Less is more: Study of tiny droplets could have big applications

That instant of change, like the popping of soap bubble, comes so suddenly that it seems almost magical. But describing it, and mapping out how droplets stretch into tiny columns, is a key to understanding how liquids affect fibrous materials from air filters to human hair. And that knowledge allows scientists to better describe why water soaks into some materials, beads atop others and leaves others matted and clumped.

To get those answers, an international team of researchers led by scientists at Princeton University made a series of close observations of how liquid spreads along flexible fibers. They were able to construct a set of rules that govern the spreading behavior, including some unexpected results. In a paper published Feb. 23 in Nature, the researchers found that a key parameter was the size of the liquid drop.

“That surprised us,” said Camille Duprat, the paper's lead author. “No one had thought about volume very much before.”

Duprat, a postdoctoral researcher in the Department of Mechanical and Aerospace Engineering, said the research team was able to determine drop sizes that maximized wetting along certain fibers, which could allow for increased efficiency in industrial applications of liquids interacting with fibrous materials — from cleaning oil slicks to developing microscopic electronics. The team also discovered a critical drop size above which the drop would not spread along the fibers, but would remain perched like a stranded roller coaster car.
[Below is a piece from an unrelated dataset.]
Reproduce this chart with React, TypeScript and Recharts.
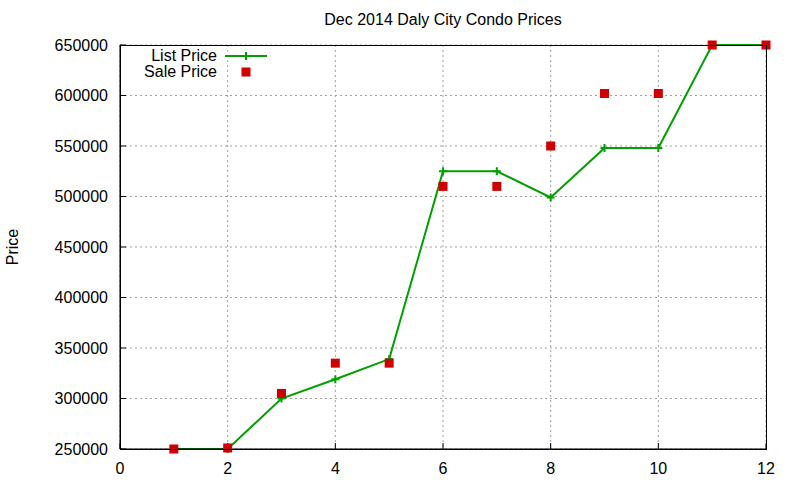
import React from 'react';
import { ComposedChart, Line, Scatter, XAxis, YAxis, CartesianGrid } from 'recharts';

const months = [1, 2, 3, 4, 5, 6, 7, 8, 9, 10, 11, 12];
const listPrice = [250000, 250000, 300000, 319000, 339000, 525000, 525000, 499000, 548000, 548000, 650000, 650000];
const salePrice = [250000, 251000, 305000, 335000, 335000, 510000, 510000, 550000, 602000, 602000, 650000, 650000];
const xTicks = [0, 2, 4, 6, 8, 10, 12];
const yTicks = [250000, 300000, 350000, 400000, 450000, 500000, 550000, 600000, 650000];

const data = months.map((m, i) => ({ x: m, list: listPrice[i], sale: salePrice[i] }));

const FONT = '"Liberation Sans", Arial, sans-serif';
const GREEN = '#00a000';
const RED = '#d00000';

const PlusDot = (props: any) => {
  const { cx, cy } = props;
  if (cx == null || cy == null) return null;
  return (
    <g>
      <line x1={cx - 4} y1={cy} x2={cx + 4} y2={cy} stroke={GREEN} strokeWidth={2} />
      <line x1={cx} y1={cy - 4} x2={cx} y2={cy + 4} stroke={GREEN} strokeWidth={2} />
    </g>
  );
};

const SquareDot = (props: any) => {
  const { cx, cy } = props;
  if (cx == null || cy == null) return null;
  return <rect x={cx - 4.5} y={cy - 4.5} width={9} height={9} fill={RED} />;
};

const LegendBox = () => (
  <svg width={180} height={40} style={{ position: 'absolute', left: 128, top: 46, overflow: 'visible' }}>
    <text x={89} y={15} textAnchor="end" fontFamily={FONT} fontSize={16} fill="#000">List Price</text>
    <line x1={97} y1={10} x2={139} y2={10} stroke={GREEN} strokeWidth={2} />
    <line x1={118} y1={6} x2={118} y2={14} stroke={GREEN} strokeWidth={2} />
    <text x={89} y={31} textAnchor="end" fontFamily={FONT} fontSize={16} fill="#000">Sale Price</text>
    <rect x={113.5} y={21.5} width={9} height={9} fill={RED} />
  </svg>
);

export default function App() {
  return (
    <div style={{ position: 'fixed', left: 0, top: 0, width: 800, height: 480, background: '#fff' }}>
      <div style={{ position: 'absolute', left: 120, width: 646, top: 10, textAlign: 'center', fontFamily: FONT, fontSize: 16, lineHeight: '20px', color: '#000' }}>
        Dec 2014 Daly City Condo Prices
      </div>
      <ComposedChart
        width={800}
        height={480}
        data={data}
        margin={{ top: 45, right: 34, bottom: 0, left: 0 }}
        style={{ fontFamily: FONT }}
      >
        <CartesianGrid xAxisId="b" yAxisId="l" stroke="#a0a0a0" strokeDasharray="2 3" />
        <XAxis
          xAxisId="b"
          dataKey="x"
          type="number"
          domain={[0, 12]}
          ticks={xTicks}
          height={31}
          tickSize={-6}
          tickMargin={20}
          axisLine={{ stroke: '#000' }}
          tickLine={{ stroke: '#000' }}
          tick={{ fill: '#000', fontSize: 16 }}
        />
        <YAxis
          yAxisId="l"
          type="number"
          domain={[250000, 650000]}
          ticks={yTicks}
          width={120}
          tickSize={-6}
          tickMargin={18}
          axisLine={{ stroke: '#000' }}
          tickLine={{ stroke: '#000' }}
          tick={{ fill: '#000', fontSize: 16 }}
          label={{ value: 'Price', angle: -90, position: 'insideLeft', offset: 12, style: { fill: '#000', fontSize: 16, textAnchor: 'middle' } }}
        />
        <Line
          xAxisId="b"
          yAxisId="l"
          dataKey="list"
          name="List Price"
          stroke={GREEN}
          strokeWidth={2}
          dot={<PlusDot />}
          activeDot={false}
          isAnimationActive={false}
        />
        <Scatter
          xAxisId="b"
          yAxisId="l"
          dataKey="sale"
          name="Sale Price"
          fill={RED}
          shape={<SquareDot />}
          isAnimationActive={false}
        />
      </ComposedChart>
      <div style={{ position: 'absolute', left: 120, top: 45, width: 647, height: 405, border: '1px solid #000', boxSizing: 'border-box', pointerEvents: 'none' }} />
      <LegendBox />
    </div>
  );
}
“If in any engineering problem you can learn an optimal size above which something does not happen, you have learned something very important about the system,” said Howard Stone, a co-author of the paper.

A study led by researchers at Princeton University has yielded insights into how liquid spreads along flexible fibers, which could allow for increased efficiency in various industrial applications. The team's experiments show that the size of oil droplets determines whether they spread along flexible glass fibers. At the critical size (top two examples), the droplets expand into columns of liquid, but larger droplets sit immobile between the glass rods (bottom example). (Image courtesy of Camille Duprat and Suzie Protière)

Stone, the Donald R. Dixon '69 and Elizabeth W. Dixon Professor in Mechanical and Aerospace Engineering, said the team conducted a series of experiments observing how liquid spread along different types of fibers. The plan was to make broad observations and derive a governing theory from the experiments.

“We had a lot of results and at some point we started having these meetings trying to understand what we had,” he said. “We realized the way to think about it was in the way of critical sizes.”

Besides Duprat and Stone, the researchers included Alexander Beebe, a Princeton junior majoring in mechanical and aerospace engineering, and Suzie Protière, an associate scientist at the University of Pierre and Marie Curie in Paris. The research at Princeton was conducted with support from Unilever.

The researchers determined that the critical parameters governing how drops interact with flexible fibers were the size of the droplet, the flexibility and radii of the fibers, and the geometry of the fiber array (such as the space and angle between pairs of fibers).

The experiment examined the behavior of a droplet placed on a pair of flexible glass fibers that was clamped at one end and free at the other. When the drop was placed at the clamped end of the pair, the fibers bent inward and the drop moved toward the free end. As the drop moved further out, the fibers bent more, and the drop accelerated and elongated. At some point, the drop spontaneously spread and formed a liquid column between the now-coalesced fibers.

To understand the critical drop size at which no spreading occurred, the researchers measured the distance between the fibers at the instant that the spreading began. They concluded that spreading occurs when the spacing between the fibers dictates that it takes less energy for the liquid to form a column than it does to remain as a drop. The researchers were also able to use their observations to calculate an optimal drop size that resulted in a maximum spread of liquid along the fibers.

The researchers said their findings could have a wide array of applications. Waterfowls' feathers, for example, are a natural array of fibers that keep the birds warm and dry. When oil coats the feathers, it disrupts the fiber arrangement by clumping the feathers. Using goose feathers, the team found that oil droplets above a certain size did not spread along the fibers and allowed the feather to be cleaned more easily. Duprat said the findings could have implications for methods used to rescue injured birds and also for dispersants applied to oil slicks after accidents.

On the other hand, items such as aerosol-removal filters or hairsprays require total spreading along fibers for effectiveness. The control of droplet sizes could also prove important for the fabrication of microstructures by resulting in the optimal spread of liquid material along pillars and similar forms, such as those found in various forms of lithography used in micro- and nanofabrication.

“Materials react differently to different drop sizes,” Duprat said. “You can design a material to react to a specific drop size or you can produce a drop size to affect a specific material.”